There are good reasons for this feeling. Such a treatment of machine-problems is first of all greatly to be deprecated because it would place the scientific part of machine-construction upon a base too indefinite and widely extended. The fundamental notions of force and motion themselves are subject to uncertain interpretation. In the attempt to define ideas standing on the boundary line between Physics and Metaphysics an uncertainty which demands the closest mathematical and philosophical investigation makes itself felt. This uncertainty or indistinctness, by holding open a perspective of ideas entirely beyond all purpose of the study concerned, exercises a disturbing influence on it. It affects every definition, every explanation intended to be exhaustive; it compels the teacher who desires to express himself with scientific accuracy either to use generalisations of which he feels the unpractical nature, or to employ illogical limitations such as “common practice,” “usual arrangements,” and so on. He who knows laws only is fain to content himself with rules where he would far sooner employ strict scientific methods. Not every generalisation, that is to say, is practical, nor from a certain point of view indeed, even correct.

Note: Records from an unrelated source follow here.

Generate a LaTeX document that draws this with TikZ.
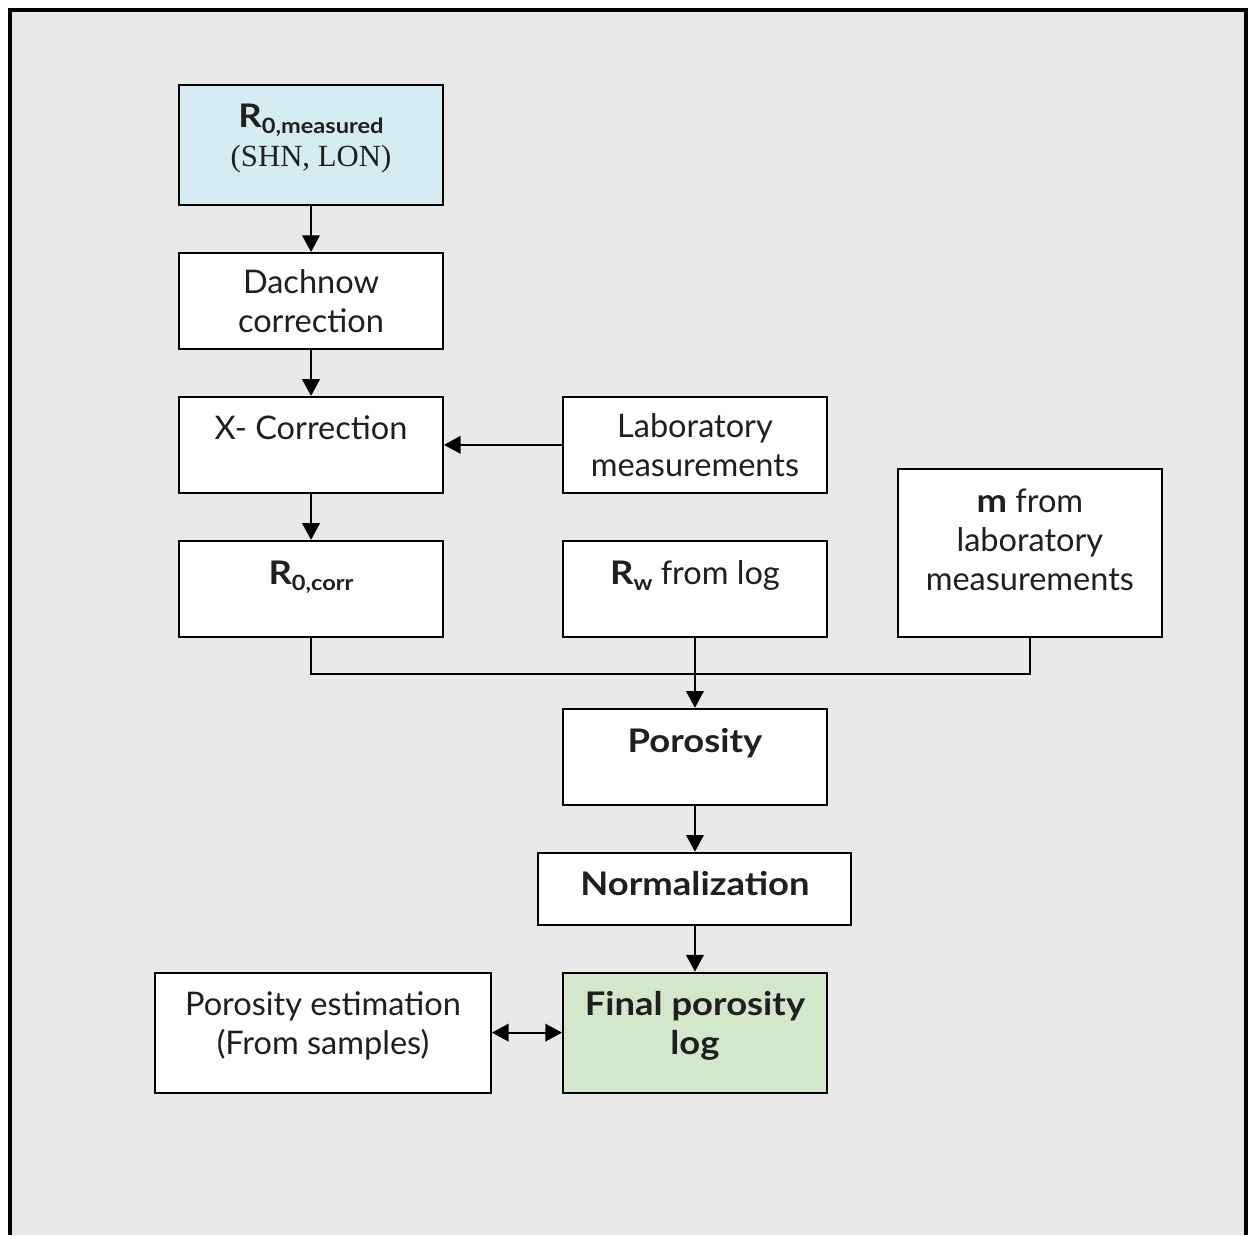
\documentclass[tikz,border=0pt]{standalone}
\usepackage{fontspec}
\setmainfont{Lato}[BoldFeatures={FakeStretch=1.12}]
\newfontfamily\timesfont{Liberation Serif}
\usetikzlibrary{arrows.meta, positioning}
\definecolor{bggray}{HTML}{E9E9E9}
\definecolor{inblue}{HTML}{D5ECF3}
\definecolor{outgreen}{HTML}{D3E8CB}
\newcommand{\subtx}[1]{\raisebox{-0.35ex}{\fontsize{12}{12}\selectfont\bfseries #1}}
\tikzset{
  box/.style  = {draw, rectangle, fill=white, align=center, line width=1.1pt,
                 minimum width=5.28cm, minimum height=1.92cm, inner sep=2pt,
                 font=\fontsize{18.5}{22.2}\selectfont, text=black!88},
  lift/.style 2 args = {text height=#1, text depth=#2},
  arr/.style  = {-{Triangle[length=9.5pt, width=10pt]}, line width=1.1pt},
  darr/.style = {{Triangle[length=9.5pt, width=10pt]}-{Triangle[length=9.5pt, width=10pt]},
                 line width=1.1pt},
  link/.style = {line width=1.1pt},
  node distance = 0.92cm and 2.36cm
}

\begin{document}
\begin{tikzpicture}

  \useasboundingbox (0,0) rectangle (25.04,-24.7);

  % -- background and frame --------------------------------------------------
  \fill[bggray] (0.18,-0.18) rectangle (24.94,-24.7);
  \draw[line width=2.2pt] (0.2,-24.7) -- (0.2,-0.2) -- (24.92,-0.2) -- (24.92,-24.7);

  % -- left column: resistivity corrections -----------------------------------
  \node[box, fill=inblue, minimum height=2.4cm, lift={1.28cm}{0.42cm}] (meas) at (6.22,-2.9)
        {\bfseries R\subtx{0,measured}\\{\timesfont\fontsize{17.5}{22.2}\selectfont (SHN, LON)}};
  \node[box, below=of meas]                          (dach)  {Dachnow\\correction};
  \node[box, lift={5mm}{0.72cm}, below=of dach]      (xcorr) {X- Correction};
  \node[box, lift={5mm}{0.68cm}, below=of xcorr]     (rcorr) {\bfseries R\subtx{0,corr}};

  % -- inputs from the right --------------------------------------------------
  \node[box, right=of xcorr]                         (lab)   {Laboratory\\measurements};
  \node[box, lift={5mm}{0.68cm}, right=of rcorr]     (rw)    {{\bfseries R\subtx{w}} from log};
  \node[box, minimum height=3.36cm, lift={2.06cm}{0.56cm},
        above right=0cm and 1.38cm of rw.south east] (mlab)
        {{\bfseries m} from\\laboratory\\measurements};

  % -- porosity chain ---------------------------------------------------------
  \node[box, lift={5mm}{0.68cm}, below=1.40cm of rw]  (poro)  {\bfseries Porosity};
  \node[box, minimum width=6.26cm, minimum height=1.44cm, lift={5mm}{0.24cm},
        below=of poro]                                (norm)  {\bfseries Normalization};
  \node[box, fill=outgreen, minimum height=2.4cm, lift={1.28cm}{0.40cm},
        below=of norm]                                (final) {\bfseries Final porosity\\\bfseries log};
  \node[box, minimum width=6.72cm, minimum height=2.4cm, lift={1.28cm}{0.40cm},
        left=1.40cm of final]                         (est)   {Porosity estimation\\(From samples)};

  % -- connections ------------------------------------------------------------
  \draw[arr] (meas)  -- (dach);
  \draw[arr] (dach)  -- (xcorr);
  \draw[arr] (lab)   -- (xcorr);
  \draw[arr] (xcorr) -- (rcorr);

  \coordinate[below=0.72cm of rw.south] (join);
  \draw[link] (rcorr.south) |- (join) -| (mlab.south);
  \draw[arr] (rw) -- (poro);

  \draw[arr]  (poro) -- (norm);
  \draw[arr]  (norm) -- (final);
  \draw[darr] (est)  -- (final);

\end{tikzpicture}
\end{document}
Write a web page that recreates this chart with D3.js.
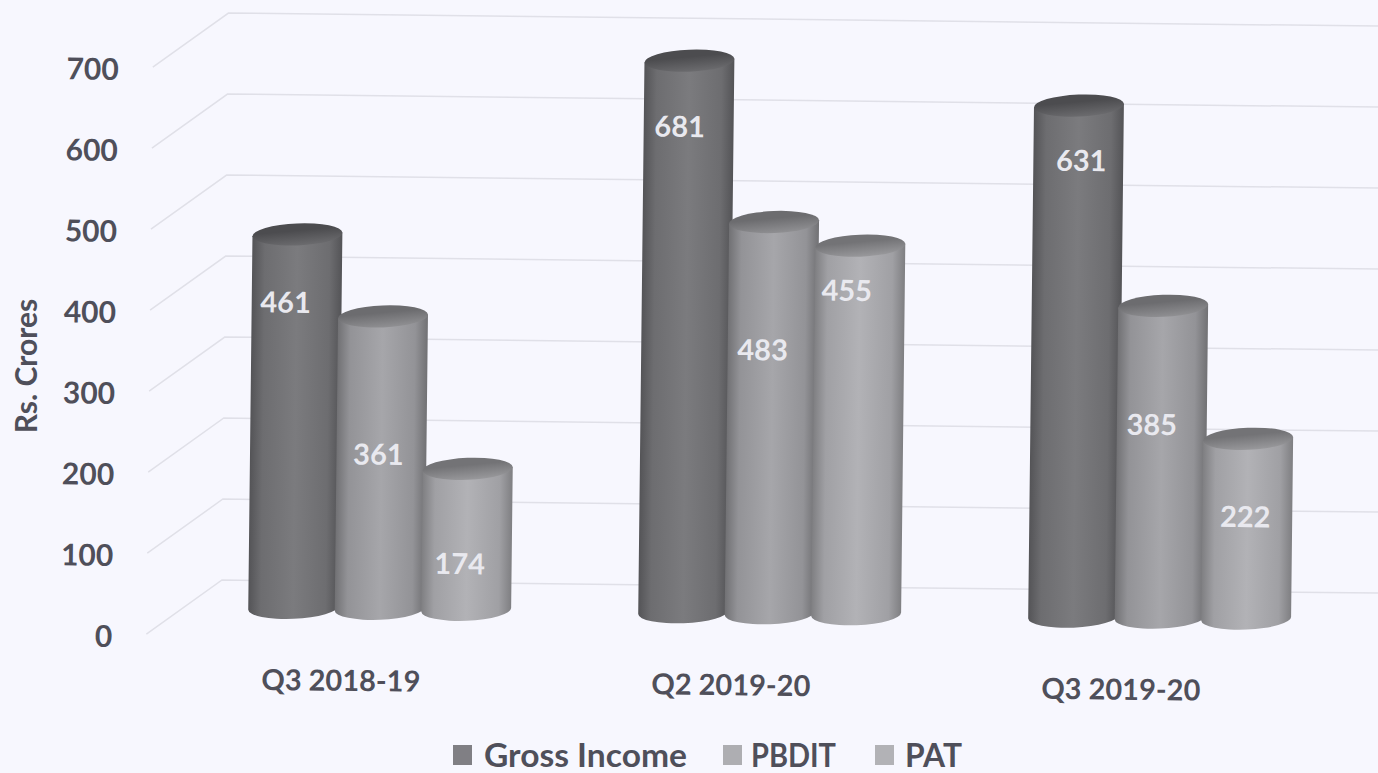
<!DOCTYPE html>
<html><head><meta charset="utf-8">
<style>html,body{margin:0;padding:0;background:#f7f7fe;overflow:hidden}svg{display:block}text{font-family:Lato,"Open Sans",sans-serif;font-weight:700}</style>
<script src="https://cdn.jsdelivr.net/npm/d3@7"></script></head><body>
<script>
const categories = ["Q3 2018-19", "Q2 2019-20", "Q3 2019-20"];
const seriesNames = ["Gross Income", "PBDIT", "PAT"];
const grossIncome = [461, 681, 631];
const pbdit = [361, 483, 385];
const pat = [174, 455, 222];
const yTicks = [0, 100, 200, 300, 400, 500, 600, 700];
const seriesValues = [grossIncome, pbdit, pat];

// Layout and style, kept apart from the data
const W = 1378, H = 773, tiltDeg = 0.65, pivot = [222, 580];
const bodyEdge = ["#545457", "#717174", "#7f7f82"];
const bodyMid = ["#7b7b7e", "#a6a6aa", "#b2b2b6"];
const capDark = ["#4c4c4f", "#6c6c6f", "#737376"];
const capLight = ["#6b6b6e", "#8f8f92", "#98989b"];
const legendFill = ["#807f84", "#aeaeb2", "#b2b2b6"];
const legendBox = [453, 723, 875];
const legendText = [484, 751, 905];
const legendWidth = [203, 85, 57];
// hand-placed data label offsets [dx from bar centre, dy from bar top], per series then category
const labelOffsets = [
  [[-11, 65], [-9, 63], [3, 52]],
  [[-3, 135], [-10, 125], [-10, 116]],
  [[-7, 92], [-13, 42], [-2, 75]]
];
const inkColor = "#4f4f5a";

const svg = d3.select("body").append("svg").attr("width", W).attr("height", H);
const defs = svg.append("defs");
seriesNames.forEach((s, i) => {
  const g = defs.append("linearGradient").attr("id", "body" + i);
  [[0, bodyEdge[i]], [.14, d3.interpolateRgb(bodyEdge[i], bodyMid[i])(.65)], [.5, bodyMid[i]], [.86, d3.interpolateRgb(bodyEdge[i], bodyMid[i])(.65)], [1, bodyEdge[i]]]
    .forEach(([o, c]) => g.append("stop").attr("offset", o).attr("stop-color", c));
  const c = defs.append("linearGradient").attr("id", "cap" + i).attr("x1", .3).attr("y1", 0).attr("x2", .5).attr("y2", 1);
  c.append("stop").attr("offset", .35).attr("stop-color", capDark[i]);
  c.append("stop").attr("offset", 1).attr("stop-color", capLight[i]);
});

const plot = svg.append("g").attr("transform", `rotate(${tiltDeg} ${pivot[0]} ${pivot[1]})`);

const y = d3.scaleLinear().domain([0, 700]).range([580, 13]);
const x = d3.scaleBand().domain(categories).range([185, 1355]);
const xs = d3.scaleBand().domain(seriesNames).range([-129.75, 129.75]);

// Grid: back wall and side wall
const gridLine = d3.line();
plot.append("g").selectAll("path").data(yTicks).join("path")
  .attr("d", v => gridLine([[147, y(v) + 55], [pivot[0], y(v)], [1420, y(v)]]))
  .attr("fill", "none").attr("stroke", "#e0e0e8").attr("stroke-width", 1.5);

// Value axis
const axis = d3.axisLeft(y).tickValues(yTicks).tickSize(0).tickPadding(0).tickFormat(d3.format("d"));
const axG = plot.append("g").attr("transform", "translate(113,58)").call(axis);
axG.select(".domain").remove();
axG.selectAll("text").attr("fill", inkColor).style("font-size", "30px").style("font-family", "Lato").style("font-weight", 700);

// Cylinders
const rx = 45, ry = 11, capTilt = -3, bodyBase = 607;
const ex = rx * Math.cos(capTilt * Math.PI / 180), ey = rx * Math.sin(capTilt * Math.PI / 180);
const cx = (cat, s) => x(cat) + x.bandwidth() / 2 + xs(s) + xs.bandwidth() / 2;
const bars = plot.append("g");
seriesNames.forEach((s, i) => {
  const g = bars.append("g");
  const d = categories.map((c, j) => ({c, v: seriesValues[i][j]}));
  g.selectAll("path").data(d).join("path")
    .attr("d", o => {
      const X = cx(o.c, s), t = y(o.v) + bodyBase - y(0);
      return `M${X - ex},${t - ey}L${X - ex},${bodyBase - ey}A${rx},${ry} ${capTilt} 0 0 ${X + ex},${bodyBase + ey}L${X + ex},${t + ey}Z`;
    }).attr("fill", `url(#body${i})`);
  g.selectAll("ellipse").data(d).join("ellipse")
    .attr("rx", rx).attr("ry", ry)
    .attr("transform", o => `translate(${cx(o.c, s)},${y(o.v) + bodyBase - y(0)}) rotate(${capTilt})`)
    .attr("fill", `url(#cap${i})`);
});

// Data labels
seriesNames.forEach((s, i) => {
  plot.append("g").selectAll("text").data(categories).join("text")
    .attr("x", (c, j) => cx(c, s) + labelOffsets[i][j][0])
    .attr("y", (c, j) => y(seriesValues[i][j]) + bodyBase - y(0) + labelOffsets[i][j][1])
    .attr("dy", "0.46em").attr("text-anchor", "middle")
    .attr("fill", "#e9e9ef").style("font-size", "29px")
    .text((c, j) => seriesValues[i][j]);
});

// Category labels
plot.append("g").selectAll("text").data(categories).join("text")
  .attr("x", c => x(c) + x.bandwidth() / 2 - 38)
  .attr("y", 679).attr("dy", "0.36em").attr("text-anchor", "middle")
  .attr("fill", inkColor).style("font-size", "29px").text(c => c);

// Axis title
svg.append("text").attr("transform", "translate(26,366) rotate(-90)")
  .attr("dy", "0.36em").attr("text-anchor", "middle")
  .attr("fill", inkColor).style("font-size", "30px").text("Rs. Crores");

// Legend
const legend = svg.append("g").selectAll("g").data(seriesNames).join("g");
legend.append("rect").attr("x", (s, i) => legendBox[i]).attr("y", 745).attr("width", 19).attr("height", 20)
  .attr("fill", (s, i) => legendFill[i]);
legend.append("text").attr("x", (s, i) => legendText[i]).attr("y", 767)
  .attr("textLength", (s, i) => legendWidth[i]).attr("lengthAdjust", "spacingAndGlyphs")
  .attr("fill", inkColor).style("font-size", "32px").text(s => s);
</script></body></html>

This point of view is that from which Geometry separates itself from Mathematics in general, Descriptive Geometry from Geometry in general, still more from which Kosmical Physics, Hydraulics, Aerostatics, branch away from Natural Philosophy,—in other words, the point of view from which special sciences are seen to separate themselves from the more general sciences to which they are subordinate.

Such a separation becomes at once possible and advisable if any complete circle of ideas lie at the base of the region separated. In the case of machine-problems their separation from those of general Mechanics can be demonstrated. A distinct line of demarcation, although in certain examples less distinct than in others, shows itself between them. To find the real nature of this difference let us endeavour to look at the whole question from outside, examining, without regard to any existing machine-theories, one and the same motion as it appears in Nature and in the Machine.

Let us take the case of a circular motion, which shall be supposed to occur first as the motion of a satellite about its planet; and then as the revolution of a wheel.

Suppose that from any cause the satellite T (Fig. 2) so move about the planet P that its centre describes a circle about the centre of P in a plane passing through that point. So long as the conditions remain unaltered the motion continues the same. So soon however as any external disturbing force Q₁ (shown here perpendicular to the plane of motion), begins to act upon one side of T, T alters its path. If this is to be prevented, another external force Q₂, equal and opposite to Q₁ must be brought simultaneously into action. If Q₁ be a pound, Q₂ must be also a pound; if Q₁ increase to a ton, Q₂ must increase to a ton also; the absolute value of Q does not further enter into the question, which is one solely of the equilibrium of the external disturbing forces acting upon T. The existence of such an equilibrium in nature would presuppose the existence always of equally divided causes of force; it probably does not once occur in the case of celestial bodies. We are however at liberty to assume its possibility in order to simplify the matter.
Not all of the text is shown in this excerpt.